For the past four years I have been responsible for producing The Irvine Foundation’s Annual Performance Report, our foundation-wide assessment of program impact and operational performance. Through my work on that report I have come to understand that focusing on outcomes in many foundations is encumbered by the core business activity of making grants. The grantmaking process tends to focus the attention of program staff on the next grant award rather than the outcomes of active and past grants, which should be the focus of an assessment of our performance.
This foundation outcomes paradox was on my mind during the recent CEP conference, where one of the breakout sessions, “Driving Toward Impact: What Funders Can Do To Support Nonprofits’ Performance Management,” raised the question of whether foundations are equipped to support and model best practices in performance management. The unanimous response was no, most foundations are not a good model for nonprofits’ performance management.
Why is this? For the answer to why, I return the core business of a foundation – making grants. In an article in Foundation Review, Patti Patrizi and Elizabeth Heid Thompson astutely observed that the process of reviewing proposals, making recommendations, awarding grants, and cutting grant checks can dominate time and attention in foundations. Any readers with experience working in a foundation can attest to the way that making grants drives the day-to-day work at a foundation. Time and energy of program staff are sucked up by “bureaucracy’s gravitational force.”  Two things happen as a result. First, we find ourselves with program staff who are good at the grantmaking that they have been trained to do, rather than focused on grant outcomes. Second, when foundation performance is measured, it is often in terms of the amount of grants made rather than the outcomes of those grants.
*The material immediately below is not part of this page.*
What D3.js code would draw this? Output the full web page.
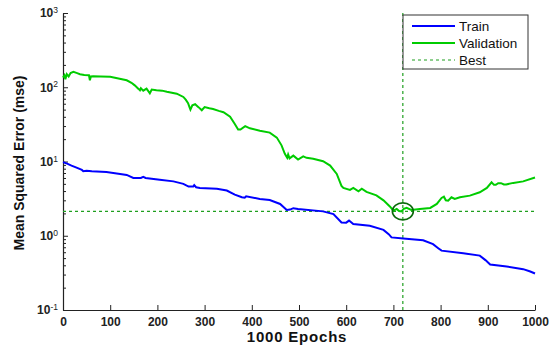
<!DOCTYPE html>
<html>
<head>
<meta charset="utf-8">
<script src="https://cdn.jsdelivr.net/npm/d3@7"></script>
<style>
  html, body { margin: 0; padding: 0; background: #fff; }
  svg { display: block; font-family: "Liberation Sans", Arial, sans-serif; }
</style>
</head>
<body>
<svg id="chart" width="549" height="347"></svg>
<script>
// values (epoch, mse)
const trainEpochs = [0, 10, 18, 30, 40, 43, 50, 61, 92, 121, 135, 149, 165, 170, 175, 205, 234, 255, 266, 276, 278, 282, 290, 326, 347, 364, 379, 385, 388, 417, 438, 460, 474, 481, 488, 498, 551, 573, 590, 600, 606, 615, 650, 679, 690, 696, 721, 763, 784, 795, 802, 848, 883, 895, 905, 940, 975, 990, 1000];
const trainMse = [9.8, 9.3, 8.8, 8.2, 7.7, 7.4, 7.5, 7.4, 7.2, 6.8, 6.6, 6.0, 6.0, 6.2, 6.0, 5.66, 5.4, 5.0, 4.6, 4.6, 4.8, 4.5, 4.4, 4.3, 4.06, 3.58, 3.3, 3.25, 3.4, 3.13, 3.03, 2.68, 2.22, 2.25, 2.35, 2.3, 2.13, 1.96, 1.51, 1.5, 1.6, 1.44, 1.36, 1.2, 1.05, 0.95, 0.92, 0.87, 0.77, 0.68, 0.63, 0.58, 0.54, 0.47, 0.41, 0.385, 0.355, 0.33, 0.31];

const valEpochs = [0, 3, 5, 8, 12, 16, 22, 30, 36, 45, 55, 57, 59, 64, 80, 100, 120, 135, 145, 152, 160, 163, 165, 170, 177, 184, 188, 198, 210, 220, 241, 255, 260, 265, 268, 270, 274, 280, 287, 294, 300, 310, 318, 330, 340, 354, 364, 371, 376, 386, 396, 417, 438, 453, 463, 470, 475, 477, 480, 488, 498, 509, 516, 530, 551, 566, 580, 590, 594, 608, 615, 626, 633, 643, 664, 679, 693, 700, 707, 712, 717, 722, 728, 738, 756, 778, 792, 802, 807, 811, 816, 823, 830, 841, 862, 883, 898, 908, 913, 917, 922, 928, 934, 939, 954, 975, 1000];
const valMse = [135, 145, 128, 150, 140, 155, 161, 155, 150, 146, 145, 124, 140, 141, 140, 138, 130, 124, 115, 106, 95, 91, 97, 90, 96, 83, 93, 91, 90, 87, 82, 74, 68, 61, 54, 50, 57, 59, 54, 49, 54, 52, 51, 48, 46, 40, 32, 27, 27, 30, 28, 26, 24.5, 21, 16.5, 12.7, 11.2, 12.4, 11, 12, 10.6, 11.7, 11.2, 10.9, 10.1, 8.8, 6.8, 4.7, 4.4, 4.15, 4.4, 3.97, 4.3, 3.9, 3.5, 3.0, 2.46, 2.18, 2.3, 2.15, 2.13, 2.3, 2.37, 2.22, 2.3, 2.37, 2.68, 3.23, 3.36, 3.0, 2.97, 3.3, 3.13, 3.3, 3.47, 3.85, 4.4, 5.25, 4.85, 4.85, 5.1, 5.1, 4.9, 4.9, 5.15, 5.4, 6.1];

const bestEpoch = 720;
const bestMse = 2.13;

const xTicks = [0, 100, 200, 300, 400, 500, 600, 700, 800, 900, 1000];
const yTicks = [0.1, 1, 10, 100, 1000];
const legendLabels = ['Train', 'Validation', 'Best'];

const svg = d3.select('#chart');

const x = d3.scaleLinear().domain([0, 1000]).range([63, 535]);
const y = d3.scaleLog().domain([0.1, 1000]).range([310, 13]);

const blue = '#0000ff';
const green = '#00cc00';
const bestGreen = '#1f9f1f';

// minor log ticks
const minorTicks = [];
for (let e = -1; e < 3; e++) {
  for (let m = 2; m <= 9; m++) minorTicks.push(m * Math.pow(10, e));
}

svg.append('g')
  .attr('transform', `translate(${x(0)},0)`)
  .call(d3.axisLeft(y).tickValues(minorTicks).tickSize(-3).tickFormat(''))
  .call(g => g.select('.domain').remove())
  .selectAll('line').attr('stroke', '#222');

const yAxis = svg.append('g')
  .attr('transform', `translate(${x(0)},0)`)
  .call(d3.axisLeft(y).tickValues(yTicks).tickSizeInner(-5).tickSizeOuter(0).tickPadding(5).tickFormat(''));

yAxis.selectAll('.tick text')
  .attr('font-size', 12)
  .attr('font-weight', 'bold')
  .attr('fill', '#222')
  .each(function (d) {
    const t = d3.select(this);
    t.append('tspan').text('10');
    t.append('tspan').attr('dy', '-0.5em').attr('font-size', 8.5).attr('font-weight', 'normal').text(Math.round(Math.log10(d)));
  });

const xAxis = svg.append('g')
  .attr('transform', `translate(0,${y(0.1)})`)
  .call(d3.axisBottom(x).tickValues(xTicks).tickSizeInner(-5).tickSizeOuter(0).tickPadding(7).tickFormat(d3.format('d')));

xAxis.selectAll('.tick text')
  .attr('font-size', 12)
  .attr('font-weight', 'bold')
  .attr('fill', '#222');

svg.selectAll('.domain').attr('stroke', '#222').attr('stroke-width', 1.2);
svg.selectAll('.tick line').attr('stroke', '#222');

// best lines
svg.append('line')
  .attr('x1', x(0)).attr('x2', x(1000))
  .attr('y1', y(bestMse)).attr('y2', y(bestMse))
  .attr('stroke', bestGreen).attr('stroke-width', 1.2).attr('stroke-dasharray', '3,3');
svg.append('line')
  .attr('x1', x(bestEpoch)).attr('x2', x(bestEpoch))
  .attr('y1', y(1000)).attr('y2', y(0.1))
  .attr('stroke', bestGreen).attr('stroke-width', 1.2).attr('stroke-dasharray', '3,3');

const line = d3.line().x(d => x(d[0])).y(d => y(d[1]));

svg.append('path')
  .datum(trainEpochs.map((e, i) => [e, trainMse[i]]))
  .attr('fill', 'none').attr('stroke', blue).attr('stroke-width', 2)
  .attr('d', line);

svg.append('path')
  .datum(valEpochs.map((e, i) => [e, valMse[i]]))
  .attr('fill', 'none').attr('stroke', green).attr('stroke-width', 2)
  .attr('d', line);

// best marker
svg.append('ellipse')
  .attr('cx', x(bestEpoch)).attr('cy', y(bestMse))
  .attr('rx', 10.5).attr('ry', 8.5)
  .attr('fill', 'none').attr('stroke', '#0a6a0a').attr('stroke-width', 1.6);

// legend
const legend = svg.append('g').attr('transform', 'translate(403,15)');
legend.append('rect')
  .attr('width', 125).attr('height', 54)
  .attr('fill', '#fff').attr('stroke', '#333').attr('stroke-width', 1);

const legendStyles = [
  { color: blue, dash: null, w: 2 },
  { color: green, dash: null, w: 2 },
  { color: bestGreen, dash: '3,3', w: 1.2 }
];
legendLabels.forEach((label, i) => {
  const ly = 11 + i * 17;
  legend.append('line')
    .attr('x1', 9).attr('x2', 52).attr('y1', ly).attr('y2', ly)
    .attr('stroke', legendStyles[i].color)
    .attr('stroke-width', legendStyles[i].w)
    .attr('stroke-dasharray', legendStyles[i].dash);
  legend.append('text')
    .attr('x', 56).attr('y', ly).attr('dy', '0.35em')
    .attr('font-size', 13.5).attr('fill', '#111')
    .text(label);
});

// axis titles
svg.append('text')
  .attr('x', 297).attr('y', 342)
  .attr('text-anchor', 'middle')
  .attr('font-size', 15).attr('font-weight', 'bold').attr('letter-spacing', 0.8)
  .attr('fill', '#111')
  .text('1000 Epochs');

svg.append('text')
  .attr('transform', 'translate(24,163) rotate(-90)')
  .attr('text-anchor', 'middle')
  .attr('font-size', 14).attr('font-weight', 'bold')
  .attr('fill', '#111')
  .text('Mean Squared Error (mse)');
</script>
</body>
</html>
What can we do about it? Foundations seeking to manage based on performance and outcomes will need to tackle the outcomes paradox and think about how their current processes support or impede a focus on outcomes. What is the job description for a program officer, and how is their performance measured? Break-out panelist and Impetus Trust Chief Executive Daniela Barone Soares reported that the performance of the foundation’s investment staff (their equivalent to program officers) is based on the outcomes achieved by nonprofits in their investment portfolio. This creates the incentive for deep engagement and collaboration with nonprofits to help them succeed. It also requires a set of skills that is probably different from traditional foundation program staff.
These process changes need to be part of a larger cultural change in the foundation, led by foundation executives and boards. Based on my own experience and the wisdom of others, this is no small task (see Mario Marino’s timely and relevant new book, Leap of Reason: Managing to Outcomes in an Era of Scarcity). Once a foundation’s leadership is aligned about a focus on outcomes, we need to turn attention to the business processes and job descriptions and consider how to shift the management of the foundation from grant making towards grant outcomes.
Kevin Rafter is manager, research and evaluation at The James Irvine Foundation.